Knowing these adjustments exist is the first step. The second is keeping records so you can apply them correctly when you sell.


How to Track and Report Cost Basis (Including for Greek Investors)

Tracking cost basis doesn’t require complex software, but it does require consistency.

Brokerage statements are your starting point. Most regulated brokers provide a full transaction history showing purchase price, number of shares, and fees. Download and store these regularly.

Spreadsheets work well for investors with a small number of positions. A simple table with columns for date, shares bought, price per share, fees, and total cost basis is enough to stay organised.

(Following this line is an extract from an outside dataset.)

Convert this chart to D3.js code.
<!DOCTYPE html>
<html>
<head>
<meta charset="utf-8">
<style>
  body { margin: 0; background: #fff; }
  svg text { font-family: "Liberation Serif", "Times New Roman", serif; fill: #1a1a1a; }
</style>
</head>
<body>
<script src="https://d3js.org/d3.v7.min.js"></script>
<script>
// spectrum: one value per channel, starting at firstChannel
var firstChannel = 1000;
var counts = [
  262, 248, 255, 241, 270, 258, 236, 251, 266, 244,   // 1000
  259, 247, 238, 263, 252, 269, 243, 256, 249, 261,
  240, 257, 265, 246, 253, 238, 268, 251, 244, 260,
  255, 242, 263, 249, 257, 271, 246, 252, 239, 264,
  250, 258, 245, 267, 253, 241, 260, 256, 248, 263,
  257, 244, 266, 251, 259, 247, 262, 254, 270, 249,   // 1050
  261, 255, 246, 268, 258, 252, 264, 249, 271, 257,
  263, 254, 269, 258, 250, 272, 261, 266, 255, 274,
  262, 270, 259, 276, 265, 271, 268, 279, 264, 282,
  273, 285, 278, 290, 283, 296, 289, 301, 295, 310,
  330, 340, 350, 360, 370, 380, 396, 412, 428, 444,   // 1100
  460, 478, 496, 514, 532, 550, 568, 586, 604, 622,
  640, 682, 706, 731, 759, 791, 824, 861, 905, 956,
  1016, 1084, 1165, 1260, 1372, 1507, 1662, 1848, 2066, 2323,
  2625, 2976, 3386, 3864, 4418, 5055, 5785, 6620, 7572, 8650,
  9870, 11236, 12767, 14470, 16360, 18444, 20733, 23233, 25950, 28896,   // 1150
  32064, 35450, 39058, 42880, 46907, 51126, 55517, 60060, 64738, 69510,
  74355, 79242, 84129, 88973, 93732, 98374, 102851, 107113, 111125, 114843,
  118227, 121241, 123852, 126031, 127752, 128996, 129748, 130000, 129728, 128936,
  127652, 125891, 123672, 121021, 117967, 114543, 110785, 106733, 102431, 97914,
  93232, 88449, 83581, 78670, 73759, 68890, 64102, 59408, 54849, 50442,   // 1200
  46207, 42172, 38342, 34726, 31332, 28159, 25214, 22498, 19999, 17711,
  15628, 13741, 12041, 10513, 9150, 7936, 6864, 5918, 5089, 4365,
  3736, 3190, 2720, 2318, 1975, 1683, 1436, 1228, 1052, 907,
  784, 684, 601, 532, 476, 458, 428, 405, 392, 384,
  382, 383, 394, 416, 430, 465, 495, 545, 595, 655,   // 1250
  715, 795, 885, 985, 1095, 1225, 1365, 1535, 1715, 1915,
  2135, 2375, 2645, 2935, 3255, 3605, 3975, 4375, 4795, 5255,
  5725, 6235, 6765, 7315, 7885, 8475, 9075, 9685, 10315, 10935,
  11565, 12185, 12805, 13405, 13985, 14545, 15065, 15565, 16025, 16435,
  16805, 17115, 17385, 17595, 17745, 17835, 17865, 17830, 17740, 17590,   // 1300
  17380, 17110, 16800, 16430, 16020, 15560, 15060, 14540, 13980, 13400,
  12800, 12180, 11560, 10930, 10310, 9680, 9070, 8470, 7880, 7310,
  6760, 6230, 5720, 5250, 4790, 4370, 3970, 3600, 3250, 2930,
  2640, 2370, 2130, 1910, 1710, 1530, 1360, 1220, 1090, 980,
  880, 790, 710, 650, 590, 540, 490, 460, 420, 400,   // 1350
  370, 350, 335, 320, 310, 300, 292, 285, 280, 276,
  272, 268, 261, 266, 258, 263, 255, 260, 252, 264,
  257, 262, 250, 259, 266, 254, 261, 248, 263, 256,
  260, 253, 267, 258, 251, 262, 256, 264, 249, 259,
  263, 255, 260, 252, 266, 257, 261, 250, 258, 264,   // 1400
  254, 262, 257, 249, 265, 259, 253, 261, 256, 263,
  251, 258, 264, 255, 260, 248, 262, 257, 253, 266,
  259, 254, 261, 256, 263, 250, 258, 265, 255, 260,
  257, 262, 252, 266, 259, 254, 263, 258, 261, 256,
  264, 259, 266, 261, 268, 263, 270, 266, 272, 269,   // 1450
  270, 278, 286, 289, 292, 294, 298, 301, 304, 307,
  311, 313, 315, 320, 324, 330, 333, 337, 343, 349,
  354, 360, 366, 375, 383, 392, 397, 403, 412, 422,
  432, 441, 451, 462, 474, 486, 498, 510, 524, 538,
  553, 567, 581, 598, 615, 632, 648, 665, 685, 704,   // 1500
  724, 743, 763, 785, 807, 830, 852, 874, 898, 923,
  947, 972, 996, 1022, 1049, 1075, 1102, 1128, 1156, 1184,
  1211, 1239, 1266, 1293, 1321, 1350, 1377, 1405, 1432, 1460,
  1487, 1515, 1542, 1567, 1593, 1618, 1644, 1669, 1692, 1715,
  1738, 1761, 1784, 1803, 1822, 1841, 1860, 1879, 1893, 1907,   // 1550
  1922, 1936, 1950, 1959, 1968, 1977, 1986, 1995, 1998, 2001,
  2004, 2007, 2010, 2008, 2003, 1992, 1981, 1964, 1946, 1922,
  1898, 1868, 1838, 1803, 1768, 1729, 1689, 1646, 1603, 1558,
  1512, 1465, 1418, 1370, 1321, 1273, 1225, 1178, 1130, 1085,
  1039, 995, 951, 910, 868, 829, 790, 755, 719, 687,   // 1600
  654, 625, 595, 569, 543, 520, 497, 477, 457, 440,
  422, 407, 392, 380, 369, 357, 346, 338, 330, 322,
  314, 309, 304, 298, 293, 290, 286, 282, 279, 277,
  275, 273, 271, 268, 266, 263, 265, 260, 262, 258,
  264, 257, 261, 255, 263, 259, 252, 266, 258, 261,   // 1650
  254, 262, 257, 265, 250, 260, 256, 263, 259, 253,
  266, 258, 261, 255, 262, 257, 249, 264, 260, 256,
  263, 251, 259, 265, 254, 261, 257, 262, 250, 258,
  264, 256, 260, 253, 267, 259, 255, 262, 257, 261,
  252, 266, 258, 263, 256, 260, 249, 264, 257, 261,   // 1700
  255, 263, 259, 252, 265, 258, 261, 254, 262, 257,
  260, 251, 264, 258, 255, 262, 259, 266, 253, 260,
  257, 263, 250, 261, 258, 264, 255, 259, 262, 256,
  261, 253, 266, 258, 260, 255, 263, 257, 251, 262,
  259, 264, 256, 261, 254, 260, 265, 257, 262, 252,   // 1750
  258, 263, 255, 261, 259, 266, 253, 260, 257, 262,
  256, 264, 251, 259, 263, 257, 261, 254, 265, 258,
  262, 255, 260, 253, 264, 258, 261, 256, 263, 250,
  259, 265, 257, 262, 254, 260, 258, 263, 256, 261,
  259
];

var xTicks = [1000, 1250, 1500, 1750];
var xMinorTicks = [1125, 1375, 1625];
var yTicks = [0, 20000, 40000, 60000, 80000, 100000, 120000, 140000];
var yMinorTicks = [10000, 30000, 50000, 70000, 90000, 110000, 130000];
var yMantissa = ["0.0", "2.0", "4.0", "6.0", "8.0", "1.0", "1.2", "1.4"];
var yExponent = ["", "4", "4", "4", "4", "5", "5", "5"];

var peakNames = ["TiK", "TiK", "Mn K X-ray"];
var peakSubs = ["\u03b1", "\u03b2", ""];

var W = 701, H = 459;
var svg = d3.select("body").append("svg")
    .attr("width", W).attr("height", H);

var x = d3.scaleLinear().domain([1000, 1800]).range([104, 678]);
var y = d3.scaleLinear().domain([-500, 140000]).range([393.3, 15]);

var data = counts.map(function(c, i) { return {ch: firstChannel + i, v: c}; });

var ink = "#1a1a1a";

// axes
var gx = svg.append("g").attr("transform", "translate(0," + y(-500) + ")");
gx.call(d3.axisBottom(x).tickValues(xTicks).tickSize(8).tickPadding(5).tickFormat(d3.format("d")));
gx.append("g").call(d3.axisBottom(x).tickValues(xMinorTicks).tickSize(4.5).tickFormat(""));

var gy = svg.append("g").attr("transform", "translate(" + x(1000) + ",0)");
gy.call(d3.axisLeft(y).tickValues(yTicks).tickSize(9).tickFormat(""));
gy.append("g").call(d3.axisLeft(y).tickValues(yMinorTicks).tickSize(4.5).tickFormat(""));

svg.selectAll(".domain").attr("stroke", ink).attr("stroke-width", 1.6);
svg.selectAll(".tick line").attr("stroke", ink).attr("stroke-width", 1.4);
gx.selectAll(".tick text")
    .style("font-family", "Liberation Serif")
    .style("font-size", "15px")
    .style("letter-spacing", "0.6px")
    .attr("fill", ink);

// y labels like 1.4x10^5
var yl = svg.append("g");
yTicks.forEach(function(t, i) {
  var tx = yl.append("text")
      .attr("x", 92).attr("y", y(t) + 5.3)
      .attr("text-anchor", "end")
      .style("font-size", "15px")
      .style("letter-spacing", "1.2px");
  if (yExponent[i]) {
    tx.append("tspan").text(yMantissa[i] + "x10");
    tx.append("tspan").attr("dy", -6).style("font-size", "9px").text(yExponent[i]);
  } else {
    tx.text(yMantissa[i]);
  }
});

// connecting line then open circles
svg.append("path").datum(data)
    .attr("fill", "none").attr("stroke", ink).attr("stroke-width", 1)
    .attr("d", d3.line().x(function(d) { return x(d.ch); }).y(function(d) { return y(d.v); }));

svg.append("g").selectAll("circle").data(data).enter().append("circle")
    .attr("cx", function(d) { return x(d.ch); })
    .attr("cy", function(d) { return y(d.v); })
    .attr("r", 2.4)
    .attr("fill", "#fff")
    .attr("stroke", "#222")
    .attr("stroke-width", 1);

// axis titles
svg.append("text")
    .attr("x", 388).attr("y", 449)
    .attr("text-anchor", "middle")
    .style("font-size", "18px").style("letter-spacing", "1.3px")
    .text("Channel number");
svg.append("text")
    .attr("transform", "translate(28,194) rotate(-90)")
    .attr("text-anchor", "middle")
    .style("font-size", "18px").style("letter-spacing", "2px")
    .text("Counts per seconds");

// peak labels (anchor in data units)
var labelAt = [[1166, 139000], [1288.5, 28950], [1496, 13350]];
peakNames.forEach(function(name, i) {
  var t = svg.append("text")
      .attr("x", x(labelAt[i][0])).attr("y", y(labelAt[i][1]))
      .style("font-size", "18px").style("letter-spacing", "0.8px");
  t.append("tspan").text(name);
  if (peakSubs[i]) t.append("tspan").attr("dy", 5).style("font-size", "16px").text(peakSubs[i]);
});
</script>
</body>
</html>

Portfolio tracking tools, many of which are free, can automate this process, pulling in transaction data and calculating your cost basis automatically. If you’re building a diversified portfolio across several stocks, a tracker saves significant time.

Greek retail investors who buy stocks through a domestic or EU-regulated broker are generally required to keep accurate records of their acquisition costs, including fees, to correctly compute capital gains for annual tax reporting in Greece. The Greek Independent Authority for Public Revenue (AADE) oversees tax compliance, and capital gains from stock sales must be declared correctly. Verify the current requirements directly with AADE or a qualified local tax adviser, as rules can change.

The core principle is simple: the more accurately you record your cost basis, the easier your tax filing becomes, and the less likely you are to overpay or misreport. Not tracking it is a risk that grows with every trade you make.

If you want a complete picture of your investing performance, calculating your investment returns alongside your cost basis gives you a far clearer view of where you stand. And before you add new positions, researching a stock before you buy ensures the decisions feeding into your cost basis are sound ones.

Accurate records. Simple formulas. Consistent habits. That’s all it takes to stay on top of cost basis.